Why it matters: Aviation autonomy only counts when regulators agree, and the story is framed around certification progress rather than vibes. If RAS can integrate with existing aircraft and infrastructure as claimed, it targets a very real bottleneck, scaling throughput without scaling pilots.
Wider context: Reliable says it has government work, including a previously announced $17.4M U.S. Air Force contract for automated air cargo operations, and participation in FAA-led programs intended to accelerate autonomous regional cargo operations. The round also cites commitments for 200+ systems.
Background: Founded in 2017, the company pitches RAS as addressing common causes of aviation incidents and enabling safer, more affordable air transport. The investor list spans venture firms and strategics, and the company says it has nearly tripled headcount since its last round.
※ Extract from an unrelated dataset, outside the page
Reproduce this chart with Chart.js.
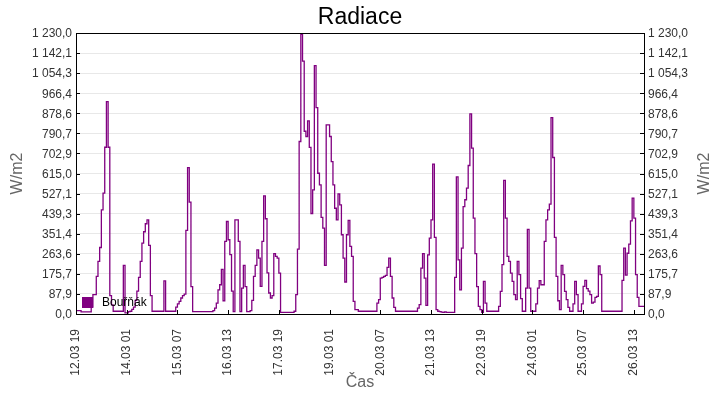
<!DOCTYPE html>
<html>
<head>
<meta charset="utf-8">
<title>Radiace</title>
<script src="https://cdn.jsdelivr.net/npm/chart.js@4.4.0/dist/chart.umd.min.js"></script>
<style>
  body { margin: 0; background: #fff; }
</style>
</head>
<body>
<canvas id="graf" width="720" height="400"></canvas>
<script>
var nazev = 'Radiace';
var stanice = 'Bouřňák';
var osaY = 'W/m2';
var osaX = 'Čas';

// popisky casove osy, kazdych 30 hodin od 12.03 19:00
var casPopisky = ['12.03 19', '14.03 01', '15.03 07', '16.03 13', '17.03 19', '19.03 01',
                  '20.03 07', '21.03 13', '22.03 19', '24.03 01', '25.03 07', '26.03 13'];
var yTicks = [0, 87.9, 175.7, 263.6, 351.4, 439.3, 527.1, 615.0, 702.9, 790.7, 878.6, 966.4, 1054.3, 1142.1, 1230.0];

// hodinove hodnoty radiace [W/m2]
var radiace = [
  15, 15, 15, 9, 9, 9, 9, 9, 9, 30,
  85, 85, 165, 230, 291, 456, 529, 730, 930, 730,
  80, 40, 12, 12, 12, 12, 12, 12, 213, 5,
  5, 10, 12, 20, 30, 60, 100, 160, 230, 310,
  360, 395, 412, 300, 80, 12, 12, 12, 12, 12,
  12, 12, 145, 12, 12, 12, 12, 12, 12, 30,
  44, 55, 70, 80, 87, 366, 641, 490, 120, 10,
  10, 10, 10, 10, 10, 10, 10, 10, 10, 10,
  10, 15, 26, 48, 106, 128, 195, 58, 318, 405,
  325, 260, 100, 10, 412, 412, 318, 10, 113, 213,
  120, 10, 10, 15, 60, 165, 213, 281, 245, 121,
  318, 517, 417, 180, 92, 70, 80, 264, 252, 245,
  179, 7, 7, 7, 7, 7, 7, 7, 7, 12,
  85, 284, 755, 1224, 1107, 800, 777, 845, 729, 440,
  543, 1087, 903, 616, 565, 423, 376, 213, 828, 828,
  777, 667, 565, 463, 412, 526, 478, 347, 245, 140,
  347, 410, 296, 252, 55, 19, 19, 12, 12, 12,
  12, 12, 12, 12, 12, 12, 12, 12, 48, 63,
  157, 160, 165, 169, 204, 245, 165, 70, 29, 12,
  12, 12, 12, 12, 12, 12, 12, 12, 12, 12,
  12, 12, 26, 41, 201, 264, 157, 38, 259, 332,
  412, 656, 335, 19, 12, 10, 8, 7, 9, 7,
  7, 7, 7, 7, 160, 600, 237, 106, 288, 470,
  500, 551, 650, 876, 726, 420, 264, 120, 33, 19,
  7, 143, 48, 12, 12, 12, 12, 12, 12, 12,
  33, 99, 216, 585, 420, 252, 230, 179, 143, 85,
  63, 230, 172, 67, 12, 12, 113, 370, 113, 12,
  12, 12, 44, 113, 146, 128, 128, 318, 412, 456,
  481, 860, 685, 335, 165, 58, 19, 213, 172, 99,
  63, 29, 12, 12, 44, 143, 85, 12, 12, 44,
  121, 147, 111, 100, 85, 48, 52, 73, 77, 210,
  172, 12, 12, 12, 12, 12, 12, 12, 12, 12,
  12, 12, 12, 147, 288, 170, 266, 306, 408, 507,
  420, 172, 73, 33, 33, 33, 33
];

var body = radiace.map(function (v, i) { return { x: i, y: v }; });

var pismo = '"Liberation Sans", Arial, sans-serif';
var barva = '#800080';

function cislo(v) {
  var s = v.toFixed(1).split('.');
  s[0] = s[0].replace(/\B(?=(\d{3})+(?!\d))/g, ' ');
  return s.join(',');
}

var doplnky = {
  id: 'doplnky',
  afterDraw: function (chart) {
    var ctx = chart.ctx, a = chart.chartArea;
    var l = Math.round(a.left), r = Math.round(a.right), t = Math.round(a.top), b = Math.round(a.bottom);
    ctx.save();
    ctx.strokeStyle = '#000';
    ctx.lineWidth = 1;
    ctx.strokeRect(l + 0.5, t + 0.5, r - l, b - t);
    // znacky na osach (dovnitr)
    ctx.beginPath();
    yTicks.forEach(function (v) {
      var y = Math.round(chart.scales.y.getPixelForValue(v)) + 0.5;
      ctx.moveTo(l, y); ctx.lineTo(l + 4, y);
      ctx.moveTo(r - 4, y); ctx.lineTo(r + 1, y);
    });
    casPopisky.forEach(function (c, i) {
      var x = Math.round(chart.scales.x.getPixelForValue(i * 30)) + 0.5;
      ctx.moveTo(x, b); ctx.lineTo(x, b - 4);
    });
    ctx.stroke();

    // nadpis
    ctx.fillStyle = '#000';
    ctx.textAlign = 'center';
    ctx.textBaseline = 'middle';
    ctx.font = '23px ' + pismo;
    ctx.fillText(nazev, 360, 18);

    // popisky os
    ctx.fillStyle = '#666';
    ctx.font = '16px ' + pismo;
    ctx.fillText(osaX, (l + r) / 2, 383);
    var sy = (t + b) / 2;
    [18, 705].forEach(function (x) {
      ctx.save();
      ctx.translate(x, sy);
      ctx.rotate(-Math.PI / 2);
      ctx.fillText(osaY, 0, 0);
      ctx.restore();
    });

    // legenda
    ctx.fillStyle = barva;
    ctx.fillRect(82, 297, 11, 11);
    ctx.fillStyle = '#000';
    ctx.textAlign = 'left';
    ctx.font = '12px ' + pismo;
    ctx.fillText(stanice, 102, 303);
    ctx.restore();
  }
};

var yOsa = function (pozice) {
  return {
    position: pozice,
    min: 0,
    max: 1230,
    afterBuildTicks: function (s) { s.ticks = yTicks.map(function (v) { return { value: v }; }); },
    afterFit: function (s) { s.width = 76; },
    ticks: {
      padding: 4,
      labelOffset: 1,
      color: '#333',
      font: { family: pismo, size: 12 },
      callback: function (v) { return cislo(v); }
    },
    grid: { color: '#e8e8e8', drawTicks: false, drawOnChartArea: pozice === 'left' },
    border: { display: false }
  };
};

new Chart(document.getElementById('graf'), {
  type: 'line',
  data: {
    datasets: [{
      label: stanice,
      data: body,
      borderColor: barva,
      backgroundColor: barva,
      borderWidth: 1.3,
      stepped: true,
      pointRadius: 0,
      fill: false
    }]
  },
  options: {
    responsive: false,
    animation: false,
    layout: { padding: { top: 33, left: 0, right: 0, bottom: 0 } },
    plugins: { legend: { display: false }, title: { display: false }, tooltip: { enabled: false } },
    scales: {
      x: {
        type: 'linear',
        min: 0,
        max: 336,
        afterBuildTicks: function (s) { s.ticks = casPopisky.map(function (c, i) { return { value: i * 30 }; }); },
        afterFit: function (s) { s.height = 86; },
        ticks: {
          autoSkip: false,
          minRotation: 90,
          maxRotation: 90,
          padding: 7,
          color: '#333',
          font: { family: pismo, size: 12 },
          callback: function (v, i) { return casPopisky[i]; }
        },
        grid: { display: false },
        border: { display: false }
      },
      y: yOsa('left'),
      y2: yOsa('right')
    }
  },
  plugins: [doplnky]
});
</script>
</body>
</html>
Reliable Robotics raises funding for fully automated aircraft — The Robot Report
Droid Brief Take: Robotics is at its best when it has to pass a safety gate that does not care about your deck. FAA-certifiable autonomy is a brutal claim to make, which is exactly why it is interesting, either this becomes measurable cargo throughput, or it becomes very expensive paperwork.
Key Takeaways:
- Capital Injection: Reliable Robotics says the new funding totals $160 million, led by Nimble Ventures, with participation from multiple existing and new investors, and is aimed at scaling deployment and expanding production capacity.
- Certification Framing: The company highlights FAA acceptance of certification plans and progress on compliance materials, positioning its autonomy as certifiable rather than experimental, a key distinction in any safety-critical robotics domain.
- Dual-Use Momentum: Reliable points to U.S. government demand signals, including a $17.4 million Air Force contract and FAA-led pilot program involvement, suggesting the near-term focus is cargo operations where autonomy economics can be tested.
- Demand Claim: The article states the financing follows commitments for more than 200 systems from commercial and military customers, which sets a clear bar for whether deployments translate into real utilization instead of demo flights.